*** Task data ***

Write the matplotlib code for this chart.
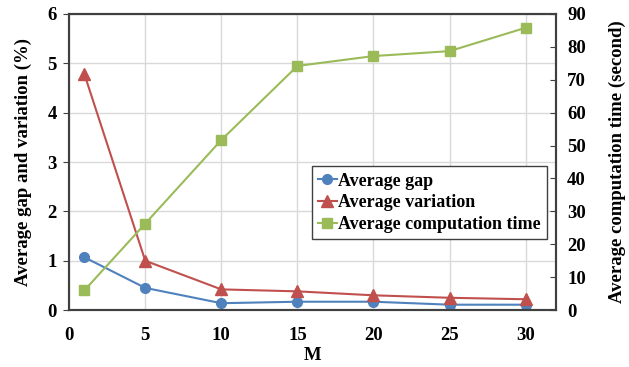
import matplotlib
matplotlib.use('Agg')
from matplotlib import pyplot as plt

m_values = [1, 5, 10, 15, 20, 25, 30]
avg_gap = [1.07, 0.45, 0.14, 0.17, 0.17, 0.11, 0.11]
avg_variation = [4.78, 1.00, 0.42, 0.38, 0.30, 0.25, 0.22]
avg_time = [6.0, 26.3, 51.7, 74.2, 77.2, 78.7, 85.8]

plt.rcParams['font.family'] = ['Liberation Serif', 'DejaVu Serif']
plt.rcParams['font.weight'] = 'bold'

fig = plt.figure(figsize=(6.29, 3.67), dpi=100)
ax = fig.add_axes([0.110, 0.155, 0.774, 0.807])
ax2 = ax.twinx()

l1, = ax.plot(m_values, avg_gap, color='#4F81BD', marker='o', markersize=7, lw=1.5, label='Average gap')
l2, = ax.plot(m_values, avg_variation, color='#C0504D', marker='^', markersize=8, lw=1.5, label='Average variation')
l3, = ax2.plot(m_values, avg_time, color='#9BBB59', marker='s', markersize=7, lw=1.5, label='Average computation time')

ax.set_xlim(0, 32)
ax.set_ylim(0, 6)
ax2.set_ylim(0, 90)
ax.set_xticks([0, 5, 10, 15, 20, 25, 30])
ax.set_yticks(range(0, 7))
ax2.set_yticks(range(0, 91, 10))

ax.grid(True, color='#d9d9d9', lw=1)
ax.set_axisbelow(True)

for a in (ax, ax2):
    for s in a.spines.values():
        s.set_color('#404040')
        s.set_linewidth(1.5)
ax.tick_params(axis='x', length=0, pad=12, labelsize=13.5)
ax.tick_params(axis='y', direction='out', length=4, color='#404040', labelsize=13.5, pad=5)
ax2.tick_params(axis='y', direction='in', length=4, color='#404040', labelsize=13.5, pad=8)

ax.set_xlabel('M', fontweight='bold', fontsize=13.5, labelpad=2)
ax.set_ylabel('Average gap and variation (%)', fontweight='bold', fontsize=13.5, labelpad=11)
ax2.set_ylabel('Average computation time (second)', fontweight='bold', fontsize=13.5, labelpad=16)

leg = ax2.legend(handles=[l1, l2, l3], loc='upper left', bbox_to_anchor=(0.499, 0.485),
                 fancybox=False, edgecolor='#404040', framealpha=1, handlelength=1.0,
                 handletextpad=0.1, borderpad=0.35, labelspacing=0.25, fontsize=13,
                 borderaxespad=0)
leg.get_frame().set_linewidth(1.0)

fig.savefig('out.png', dpi=100)
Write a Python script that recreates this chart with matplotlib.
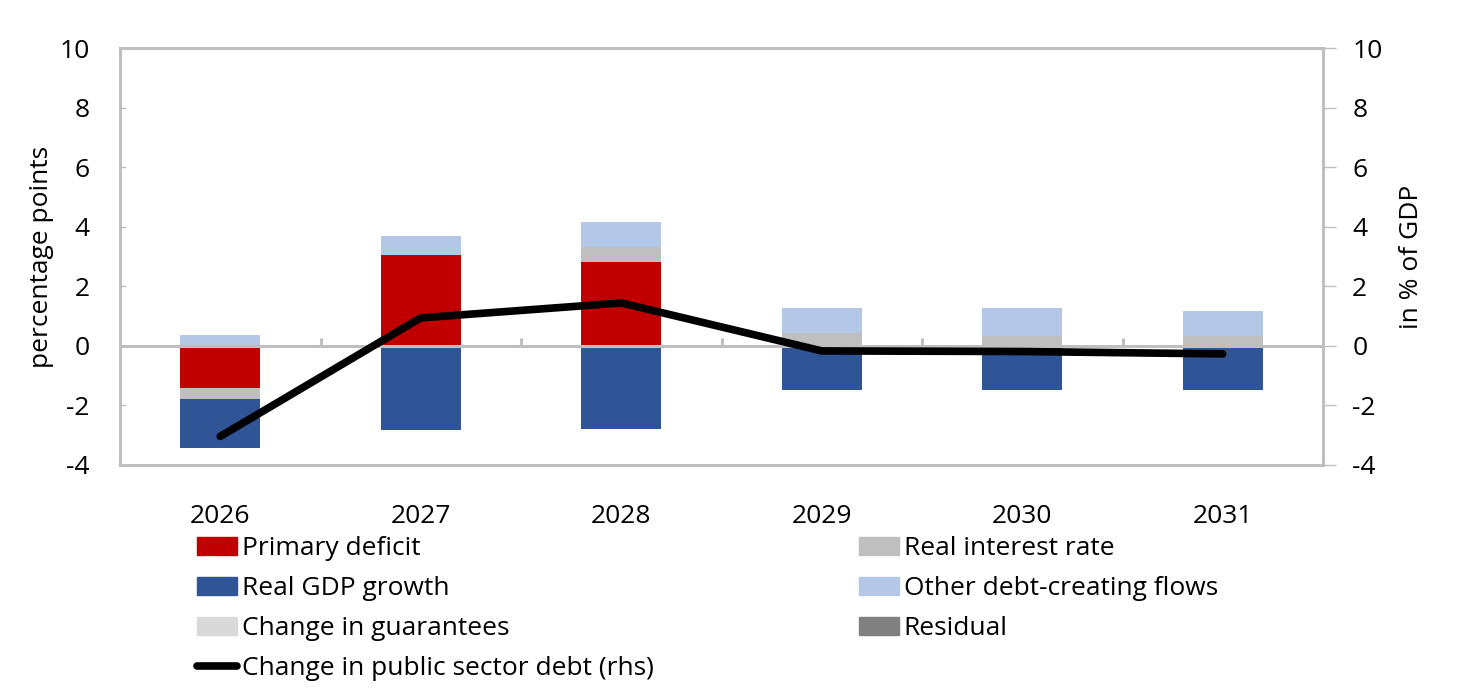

***

Directions for this task = Print, exactly as written, the lines above from the first one to the one containing "ax2 = ax.twinx()". Leave out pictures.

Result =
Write the matplotlib code for this chart.
import matplotlib
matplotlib.use('Agg')
from matplotlib import pyplot as plt

m_values = [1, 5, 10, 15, 20, 25, 30]
avg_gap = [1.07, 0.45, 0.14, 0.17, 0.17, 0.11, 0.11]
avg_variation = [4.78, 1.00, 0.42, 0.38, 0.30, 0.25, 0.22]
avg_time = [6.0, 26.3, 51.7, 74.2, 77.2, 78.7, 85.8]

plt.rcParams['font.family'] = ['Liberation Serif', 'DejaVu Serif']
plt.rcParams['font.weight'] = 'bold'

fig = plt.figure(figsize=(6.29, 3.67), dpi=100)
ax = fig.add_axes([0.110, 0.155, 0.774, 0.807])
ax2 = ax.twinx()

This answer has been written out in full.